The study below took 251 fruit samples and let them sit at room temperature for a maximum of 14 days. They cleaned the fruit first, to remove any significant mold spores. The article shows that many forms of mold can appear on decaying fruit in 14 days or less. Perhaps after ten days many fruits are better tossed out. I have had a rare mold sensitive patient mention they had a meal that gave them mold-type symptoms. Perhaps this is one cause for this experience.

One mold expert told me he thinks peeling might be one option that might allow you to enjoy your fruit longer.

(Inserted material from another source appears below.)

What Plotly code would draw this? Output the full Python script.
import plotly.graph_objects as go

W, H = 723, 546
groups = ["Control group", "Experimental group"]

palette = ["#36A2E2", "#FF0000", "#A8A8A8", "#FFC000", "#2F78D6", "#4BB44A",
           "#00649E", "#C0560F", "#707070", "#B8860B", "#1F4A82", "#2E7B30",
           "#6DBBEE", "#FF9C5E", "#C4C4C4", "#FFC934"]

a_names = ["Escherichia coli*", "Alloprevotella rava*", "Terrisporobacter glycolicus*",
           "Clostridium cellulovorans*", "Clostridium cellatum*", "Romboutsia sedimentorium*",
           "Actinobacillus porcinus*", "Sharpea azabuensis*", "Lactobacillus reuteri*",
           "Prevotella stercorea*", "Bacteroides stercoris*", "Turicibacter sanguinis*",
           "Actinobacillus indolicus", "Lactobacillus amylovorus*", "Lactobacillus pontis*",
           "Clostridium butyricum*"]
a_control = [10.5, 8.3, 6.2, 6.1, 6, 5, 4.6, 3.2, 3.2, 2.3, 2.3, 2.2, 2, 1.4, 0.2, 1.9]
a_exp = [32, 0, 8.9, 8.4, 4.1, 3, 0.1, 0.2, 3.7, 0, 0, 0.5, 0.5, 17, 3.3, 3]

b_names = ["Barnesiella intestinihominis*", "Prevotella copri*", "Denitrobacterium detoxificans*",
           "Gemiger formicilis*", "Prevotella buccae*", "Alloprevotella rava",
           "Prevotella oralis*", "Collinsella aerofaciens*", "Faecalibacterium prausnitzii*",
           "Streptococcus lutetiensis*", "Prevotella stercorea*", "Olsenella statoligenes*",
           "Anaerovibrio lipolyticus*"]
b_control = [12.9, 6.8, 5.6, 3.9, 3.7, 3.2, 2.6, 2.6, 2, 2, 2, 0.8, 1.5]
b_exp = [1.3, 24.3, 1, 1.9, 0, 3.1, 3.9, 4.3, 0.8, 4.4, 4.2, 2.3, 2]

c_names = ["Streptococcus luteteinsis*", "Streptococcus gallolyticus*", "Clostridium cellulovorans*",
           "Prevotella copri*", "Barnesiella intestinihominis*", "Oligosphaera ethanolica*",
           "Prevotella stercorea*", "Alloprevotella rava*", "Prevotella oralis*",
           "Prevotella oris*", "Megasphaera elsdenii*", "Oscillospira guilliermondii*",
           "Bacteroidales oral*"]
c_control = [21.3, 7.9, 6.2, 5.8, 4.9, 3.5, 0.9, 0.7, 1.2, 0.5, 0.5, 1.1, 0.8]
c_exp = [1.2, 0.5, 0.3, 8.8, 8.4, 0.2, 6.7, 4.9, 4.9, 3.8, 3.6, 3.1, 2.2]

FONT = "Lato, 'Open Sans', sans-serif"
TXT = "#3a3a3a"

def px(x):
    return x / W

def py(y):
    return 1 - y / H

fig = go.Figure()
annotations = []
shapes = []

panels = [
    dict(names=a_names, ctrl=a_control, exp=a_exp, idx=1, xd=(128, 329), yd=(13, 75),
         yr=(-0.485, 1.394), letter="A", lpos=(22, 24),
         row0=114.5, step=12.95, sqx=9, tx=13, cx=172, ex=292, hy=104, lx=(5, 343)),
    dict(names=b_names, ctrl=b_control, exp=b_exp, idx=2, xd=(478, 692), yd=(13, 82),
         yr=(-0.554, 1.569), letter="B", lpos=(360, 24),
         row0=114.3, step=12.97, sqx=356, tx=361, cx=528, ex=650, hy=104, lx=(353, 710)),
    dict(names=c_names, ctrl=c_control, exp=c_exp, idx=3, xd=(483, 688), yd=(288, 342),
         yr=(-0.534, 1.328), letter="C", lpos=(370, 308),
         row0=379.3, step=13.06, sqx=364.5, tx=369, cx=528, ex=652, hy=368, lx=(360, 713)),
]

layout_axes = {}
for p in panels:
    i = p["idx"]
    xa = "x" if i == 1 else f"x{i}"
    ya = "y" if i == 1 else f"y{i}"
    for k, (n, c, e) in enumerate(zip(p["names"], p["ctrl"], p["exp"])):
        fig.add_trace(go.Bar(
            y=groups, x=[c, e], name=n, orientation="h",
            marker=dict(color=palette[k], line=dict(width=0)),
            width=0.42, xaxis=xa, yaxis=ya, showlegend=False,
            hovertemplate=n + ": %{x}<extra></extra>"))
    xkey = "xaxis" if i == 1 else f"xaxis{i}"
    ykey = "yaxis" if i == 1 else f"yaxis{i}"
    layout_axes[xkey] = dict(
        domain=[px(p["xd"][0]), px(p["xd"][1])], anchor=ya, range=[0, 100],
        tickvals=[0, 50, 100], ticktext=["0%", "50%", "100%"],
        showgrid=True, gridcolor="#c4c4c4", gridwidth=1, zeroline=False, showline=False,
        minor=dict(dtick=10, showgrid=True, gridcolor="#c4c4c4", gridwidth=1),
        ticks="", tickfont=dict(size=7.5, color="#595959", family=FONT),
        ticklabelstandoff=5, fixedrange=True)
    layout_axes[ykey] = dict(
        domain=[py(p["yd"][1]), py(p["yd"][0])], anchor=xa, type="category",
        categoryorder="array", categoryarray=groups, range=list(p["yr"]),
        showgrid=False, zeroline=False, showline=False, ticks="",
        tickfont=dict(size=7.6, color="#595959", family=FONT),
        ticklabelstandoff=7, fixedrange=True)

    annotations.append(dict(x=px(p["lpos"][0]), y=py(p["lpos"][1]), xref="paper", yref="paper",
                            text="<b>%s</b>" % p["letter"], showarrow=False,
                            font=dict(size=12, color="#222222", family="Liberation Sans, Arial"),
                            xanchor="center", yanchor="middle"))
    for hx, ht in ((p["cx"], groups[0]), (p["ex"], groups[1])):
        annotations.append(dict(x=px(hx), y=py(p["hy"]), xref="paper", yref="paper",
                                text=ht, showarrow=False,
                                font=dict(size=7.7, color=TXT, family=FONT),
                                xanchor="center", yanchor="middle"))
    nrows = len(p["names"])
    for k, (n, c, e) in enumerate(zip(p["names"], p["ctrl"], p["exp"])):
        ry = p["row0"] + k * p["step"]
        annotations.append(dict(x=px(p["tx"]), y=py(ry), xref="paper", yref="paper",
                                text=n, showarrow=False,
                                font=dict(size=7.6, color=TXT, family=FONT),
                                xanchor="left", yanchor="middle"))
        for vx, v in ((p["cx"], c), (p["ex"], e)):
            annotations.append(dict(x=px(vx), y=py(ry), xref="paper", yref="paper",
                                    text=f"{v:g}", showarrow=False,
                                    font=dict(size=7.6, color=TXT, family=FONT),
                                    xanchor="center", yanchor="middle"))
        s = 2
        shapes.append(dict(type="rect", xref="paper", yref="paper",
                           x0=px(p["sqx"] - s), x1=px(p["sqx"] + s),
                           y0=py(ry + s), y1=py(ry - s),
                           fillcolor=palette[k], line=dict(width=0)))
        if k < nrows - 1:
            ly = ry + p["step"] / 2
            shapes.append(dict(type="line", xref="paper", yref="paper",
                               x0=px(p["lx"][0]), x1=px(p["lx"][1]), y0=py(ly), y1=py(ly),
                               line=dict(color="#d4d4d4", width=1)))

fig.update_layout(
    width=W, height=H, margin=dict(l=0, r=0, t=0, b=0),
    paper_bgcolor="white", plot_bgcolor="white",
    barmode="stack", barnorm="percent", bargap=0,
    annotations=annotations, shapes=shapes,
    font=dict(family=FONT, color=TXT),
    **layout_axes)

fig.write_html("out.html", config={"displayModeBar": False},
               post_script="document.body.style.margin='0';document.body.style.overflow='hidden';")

Mould and yeast flora in fresh berries, grapes and citrus fruits.

Center for Food Safety and Applied Nutrition, Food and Drug Administration, 5100 Paint Branch Parkway, College Park, MD 20740, USA.

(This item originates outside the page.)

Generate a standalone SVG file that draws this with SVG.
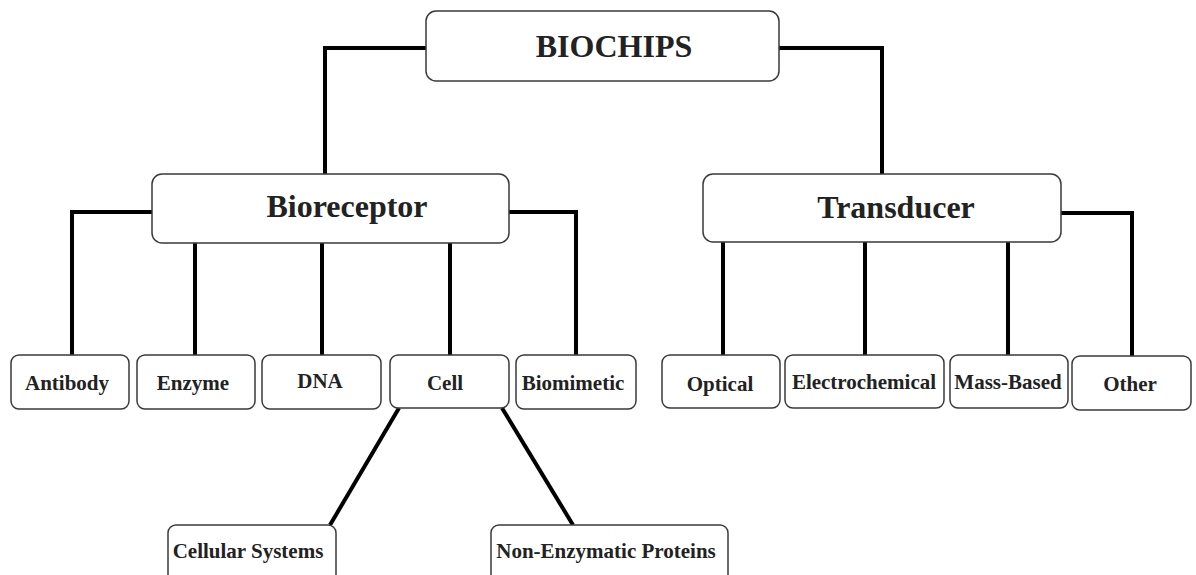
<svg xmlns="http://www.w3.org/2000/svg" width="1196" height="575" viewBox="0 0 1196 575">
<style>
.box{fill:#fff;stroke:#3a3a3a;stroke-width:1.5}
.t{font-family:"Liberation Serif","Times New Roman",serif;font-weight:bold;fill:#222;text-anchor:middle}
.big{font-size:32px}
.sm{font-size:21px}
.c{fill:none;stroke:#000;stroke-width:4;stroke-linejoin:miter}
</style>
<rect width="1196" height="575" fill="#fff"/>
<g id="connectors">
<path class="c" d="M426,48 H325 V174"/>
<path class="c" d="M779,48 H882 V174"/>
<path class="c" d="M152,212 H72 V355"/>
<path class="c" d="M509,212 H576 V355"/>
<path class="c" d="M195,243 V355"/>
<path class="c" d="M322,243 V355"/>
<path class="c" d="M450,243 V355"/>
<path class="c" d="M723,242 V355"/>
<path class="c" d="M865,242 V355"/>
<path class="c" d="M1008,242 V355"/>
<path class="c" d="M1061,213 H1132 V356"/>
<path class="c" d="M399,408 L330,525"/>
<path class="c" d="M502,408 L573,525"/>
</g>
<g id="biochips"><rect class="box" x="426" y="11" width="353" height="70" rx="10"/><text class="t big" x="614" y="57">BIOCHIPS</text></g>
<g id="bioreceptor"><rect class="box" x="152" y="174" width="357" height="69" rx="10"/><text class="t big" x="347" y="217">Bioreceptor</text></g>
<g id="transducer"><rect class="box" x="703" y="174" width="358" height="68" rx="10"/><text class="t big" x="896" y="218">Transducer</text></g>
<g id="antibody"><rect class="box" x="11" y="355" width="118" height="54" rx="8"/><text class="t sm" x="67" y="390">Antibody</text></g>
<g id="enzyme"><rect class="box" x="137" y="355" width="118" height="54" rx="8"/><text class="t sm" x="193" y="390">Enzyme</text></g>
<g id="dna"><rect class="box" x="262" y="355" width="119" height="54" rx="8"/><text class="t sm" x="320" y="388">DNA</text></g>
<g id="cell"><rect class="box" x="390" y="355" width="119" height="53" rx="8"/><text class="t sm" x="445" y="390">Cell</text></g>
<g id="biomimetic"><rect class="box" x="516" y="355" width="120" height="54" rx="8"/><text class="t sm" x="573" y="390">Biomimetic</text></g>
<g id="optical"><rect class="box" x="662" y="355" width="118" height="53" rx="8"/><text class="t sm" x="720" y="391">Optical</text></g>
<g id="electrochemical"><rect class="box" x="785" y="355" width="159" height="53" rx="8"/><text class="t sm" x="864" y="389">Electrochemical</text></g>
<g id="massbased"><rect class="box" x="950" y="355" width="118" height="53" rx="8"/><text class="t sm" x="1008" y="389">Mass-Based</text></g>
<g id="other"><rect class="box" x="1072" y="356" width="119" height="54" rx="8"/><text class="t sm" x="1130" y="391">Other</text></g>
<g id="cellular"><rect class="box" x="168" y="525" width="168" height="70" rx="8"/><text class="t sm" x="248" y="558">Cellular Systems</text></g>
<g id="nonenzymatic"><rect class="box" x="491" y="525" width="237" height="70" rx="8"/><text class="t sm" x="606" y="558">Non-Enzymatic Proteins</text></g>
</svg>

Fresh fruits are prone to fungal contamination in the field, during harvest, transport, marketing, and with the consumer. It is important to identify fungal contaminants in fresh fruits because some moulds can grow and produce mycotoxins on these commodities while certain yeasts and moulds can cause infections or allergies. In this study, 251 fresh fruit samples including several varieties of grapes, strawberries, blueberries, raspberries, blackberries, and various citrus fruits were surface-disinfected, incubated at room temperature for up to 14 days without supplemental media, and subsequently examined for mould and yeast growth. The level of contamination (percent of contaminated items/sample) varied depending on the type of fruit. All raspberry and blackberry samples were contaminated at levels ranging from 33% to 100%, whereas 95% of the blueberry samples supported mould growth at levels between 10% and 100% of the tested berries, and 97% of strawberry samples showed fungal growth on 33-100% of tested berries. The most common moulds isolated from these commodities were Botrytis cinerea, Rhizopus (in strawberries), Alternaria, Penicillium, Cladosporium and Fusarium followed by yeasts, Trichoderma and Aureobasidium. Thirty-five percent of the grape samples tested were contaminated and supported fungal growth; the levels of contamination ranged from 9% to 80%. The most common fungi spoiling grapes were Alternaria, B. cinerea and Cladosporium. Eighty-three percent of the citrus fruit samples showed fungal growth at levels ranging from 25% to 100% of tested fruits. The most common fungi in citrus fruits were Alternaria, Cladosporium, Penicillium, Fusarium and yeasts. Less common were Trichoderma, Geotrichum and Rhizopus.